Le Provincial demeuré en province est mi-dupe mi-raisin. Il vendange. Il moissonne. Il récolte. Ça ne paye plus. Alors il tente régulièrement de mettre le feu à la préfecture. Ou aux grandes surfaces. Il s’adapte à la modernité.
Le Provincial a cessé de peupler ses cimetières de bustes de notaires méritants. Il boude les comices agricoles. Le sous-préfet lui-même ne va plus aux champs.
La « Maison Tellier », comme toute maison close, ayant été fermée – sans aucun souci du pléonasme –, il privilégie les coucheries entre amis. Il sort couvert, en dépit des objurgations pontificales. Somme toute, il pourrait presque passer pour parisien.

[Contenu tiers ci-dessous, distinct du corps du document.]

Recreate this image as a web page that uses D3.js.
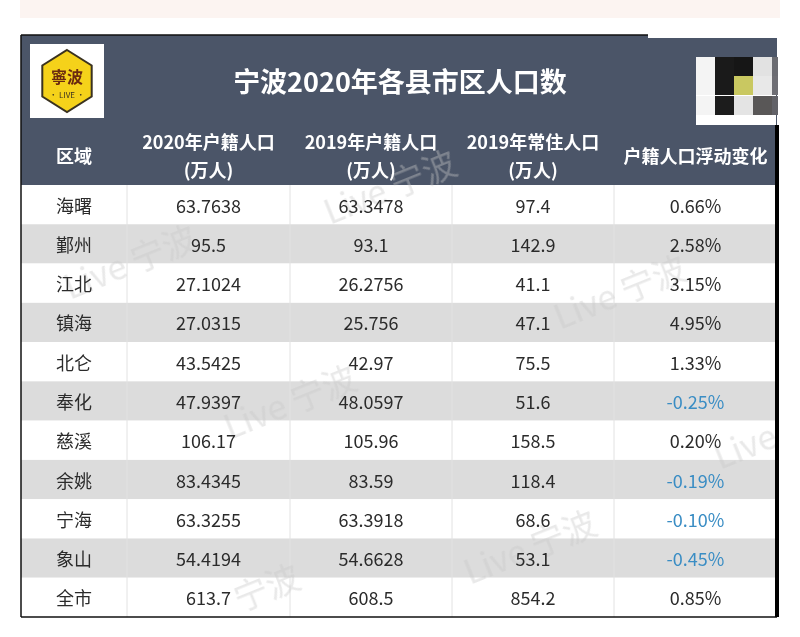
<!DOCTYPE html>
<html>
<head>
<meta charset="utf-8">
<script src="https://cdn.jsdelivr.net/npm/d3@7/dist/d3.min.js"></script>
<style>
html,body{margin:0;padding:0;background:#fff;}
svg{display:block;}
</style>
</head>
<body>
<svg id="chart" width="800" height="637"></svg>
<script>
const title = "宁波2020年各县市区人口数";
const headers = [["区域"], ["2020年户籍人口", "(万人)"], ["2019年户籍人口", "(万人)"], ["2019年常住人口", "(万人)"], ["户籍人口浮动变化"]];
const regions = ["海曙", "鄞州", "江北", "镇海", "北仑", "奉化", "慈溪", "余姚", "宁海", "象山", "全市"];
const pop2020 = ["63.7638", "95.5", "27.1024", "27.0315", "43.5425", "47.9397", "106.17", "83.4345", "63.3255", "54.4194", "613.7"];
const pop2019 = ["63.3478", "93.1", "26.2756", "25.756", "42.97", "48.0597", "105.96", "83.59", "63.3918", "54.6628", "608.5"];
const resident2019 = ["97.4", "142.9", "41.1", "47.1", "75.5", "51.6", "158.5", "118.4", "68.6", "53.1", "854.2"];
const change = ["0.66%", "2.58%", "3.15%", "4.95%", "1.33%", "-0.25%", "0.20%", "-0.19%", "-0.10%", "-0.45%", "0.85%"];

(function () {
const svg = d3.select("#chart");
const FONT = "'Noto Sans CJK SC','Noto Sans',sans-serif";
const tLeft = 21, tRight = 777, tTop = 35, titleBottom = 118, headBottom = 185, tBottom = 617;
const colEdges = [21, 127, 290, 452, 614, 777];
const headerColor = "#4b5568";

// top faint strip
svg.append("rect").attr("x", 20).attr("y", 0).attr("width", 760).attr("height", 18).attr("fill", "#fcf4f1");

const rowScale = d3.scaleBand().domain(d3.range(regions.length)).range([headBottom, tBottom]).padding(0);
const cols = [regions, pop2020, pop2019, resident2019, change];

// header background
svg.append("rect").attr("x", tLeft).attr("y", tTop).attr("width", tRight - tLeft).attr("height", headBottom - tTop).attr("fill", headerColor);

// rows
const rows = svg.append("g").selectAll("g").data(regions).join("g")
  .attr("transform", (d, i) => `translate(0,${rowScale(i)})`);
rows.append("rect").attr("x", tLeft).attr("width", tRight - tLeft).attr("height", rowScale.bandwidth())
  .attr("fill", (d, i) => i % 2 === 1 ? "#dcdcdc" : "#ffffff");

// vertical dividers
colEdges.slice(1, -1).forEach(x => {
  svg.append("line").attr("x1", x).attr("x2", x).attr("y1", headBottom).attr("y2", tBottom)
    .attr("stroke", "#e2e2e2").attr("stroke-width", 1);
});

// watermarks
const wm = svg.append("g").attr("fill", "#c8c8c8").attr("opacity", 0.4).attr("font-family", FONT).attr("font-size", 34);
[[70, 300, "Live 宁波"], [330, 225, "Live 宁波"], [560, 330, "Live 宁波"], [230, 440, "Live 宁波"], [470, 585, "Live 宁波"], [720, 470, "Live"], [240, 612, "宁波"]].forEach(([x, y, t]) => {
  wm.append("text").attr("x", x).attr("y", y).attr("transform", `rotate(-22,${x},${y})`).text(t);
});

// cell texts
cols.forEach((col, ci) => {
  const cx = (colEdges[ci] + colEdges[ci + 1]) / 2;
  svg.append("g").selectAll("text").data(col).join("text")
    .attr("x", cx).attr("y", (d, i) => rowScale(i) + rowScale.bandwidth() / 2)
    .attr("text-anchor", "middle").attr("dominant-baseline", "central")
    .attr("font-family", FONT).attr("font-size", 18)
    .attr("fill", d => (ci === 4 && d.startsWith("-")) ? "#3a8dc4" : "#2b2b2b")
    .text(d => d);
});

// header texts
headers.forEach((h, ci) => {
  const cx = (colEdges[ci] + colEdges[ci + 1]) / 2;
  const cy = (titleBottom + headBottom) / 2 + 3;
  const lh = 28;
  h.forEach((line, li) => {
    svg.append("text").attr("x", cx).attr("y", cy + (li - (h.length - 1) / 2) * lh)
      .attr("text-anchor", "middle").attr("dominant-baseline", "central")
      .attr("font-family", FONT).attr("font-weight", "bold").attr("font-size", 18)
      .attr("fill", "#ffffff").text(line);
  });
});

// title
svg.append("text").attr("x", 400).attr("y", 80).attr("text-anchor", "middle").attr("dominant-baseline", "central")
  .attr("font-family", FONT).attr("font-weight", "bold").attr("font-size", 27).attr("fill", "#ffffff").text(title);

// logo
const logo = svg.append("g");
logo.append("rect").attr("x", 30).attr("y", 44).attr("width", 74).attr("height", 74).attr("fill", "#ffffff");
const hcx = 67, hcy = 81, hr = 31;
const hex = d3.range(6).map(k => { const a = Math.PI / 3 * k - Math.PI / 2; return [hcx + hr * Math.cos(a) * 0.92, hcy + hr * Math.sin(a)]; });
logo.append("polygon").attr("points", hex.map(p => p.join(",")).join(" ")).attr("fill", "#f5d21a").attr("stroke", "#3a3220").attr("stroke-width", 2);
logo.append("text").attr("x", hcx).attr("y", 76).attr("text-anchor", "middle").attr("dominant-baseline", "central")
  .attr("font-family", "'Noto Sans CJK TC',serif").attr("font-weight", "bold").attr("font-size", 16).attr("fill", "#6a2a10").text("寧波");
logo.append("text").attr("x", hcx).attr("y", 94).attr("text-anchor", "middle").attr("dominant-baseline", "central")
  .attr("font-family", FONT).attr("font-size", 8).attr("fill", "#3a3220").text("• LIVE •");

// top-right overlay block
svg.append("rect").attr("x", 648).attr("y", 25).attr("width", 152).attr("height", 13).attr("fill", "#ffffff");
svg.append("rect").attr("x", 696).attr("y", 57).attr("width", 80).attr("height", 68).attr("fill", "#ffffff");
const px = [696, 715, 734, 753, 772];
const py = [57, 76, 96];
const grid = [["#f4f4f4", "#1a1a1a", "#161616", "#e2e2e2", "#6b6c72"],
              ["#f4f4f4", "#1a1a1a", "#c9c861", "#e8e8e8", "#6e6e74"],
              ["#f4f4f4", "#1c1c1c", "#e4e4e4", "#595757", "#626268"]];
grid.forEach((r, ri) => r.forEach((c, ci) => {
  svg.append("rect").attr("x", px[ci]).attr("y", py[ri]).attr("width", ci === 4 ? 6 : 19).attr("height", 19).attr("fill", c);
}));

// borders
svg.append("line").attr("x1", tLeft).attr("x2", 648).attr("y1", tTop).attr("y2", tTop).attr("stroke", "#111").attr("stroke-width", 1.5);
svg.append("line").attr("x1", tLeft).attr("x2", tLeft).attr("y1", tTop).attr("y2", tBottom).attr("stroke", "#111").attr("stroke-width", 1.5);
svg.append("line").attr("x1", tLeft).attr("x2", tRight).attr("y1", tBottom).attr("y2", tBottom).attr("stroke", "#111").attr("stroke-width", 1.5);
svg.append("line").attr("x1", 777).attr("x2", 777).attr("y1", 125).attr("y2", tBottom).attr("stroke", "#000").attr("stroke-width", 4);
})();
</script>
</body>
</html>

À peine reste-t-il quelques exemplaires du jeune poète provincial qui monte à Paris et, rapidement, après avoir parfait son éducation sentimentale, y pleure ses illusions perdues.
Naturellement, à peu près une fois sur deux, le Provincial est une Provinciale.
Jadis, la Provinciale était légèrement désuète. Biaise Pascal lui écrivait des lettres. Elle avait des vapeurs. La lecture de « Madame Bovary » lui donnait des frissons.
Aujourd’hui – qu’elle soit fermière, dite « auxiliaire d’exploitation » ou citadine –, elle feuillette sans frémir des journaux de mode. Elle s’habille aussi mal que la Parisienne.
Elle a son yoga une fois par semaine.
Il est d’usage pour le Provincial et la Provinciale de monter à Paris, alors que la capitale se trouve le plus souvent à une altitude très inférieure à la plupart des régions. Mais le couple descend dans un hôtel bon marché dont le concierge lui procure des places pour une pièce de « boulevard ». Le Provincial se méfie, peut-être à juste titre, des théâtres subventionnés et des relectures postmodernes.
Que restera-t-il de tout ça ?
Le Provincial lui-même est appelé à disparaître. (Il est d’ailleurs question qu’il soit de moins en moins subventionné.)
La mondialisation marche à reculons. Les tentatives de construction de l’Europe, affaiblissant les nations, semblent avoir fortifié les régions. La suppression des départements nous ramènera sans doute aux querelles de clochers.
On n’arrête pas le progrès, comme on dit encore parfois. En province.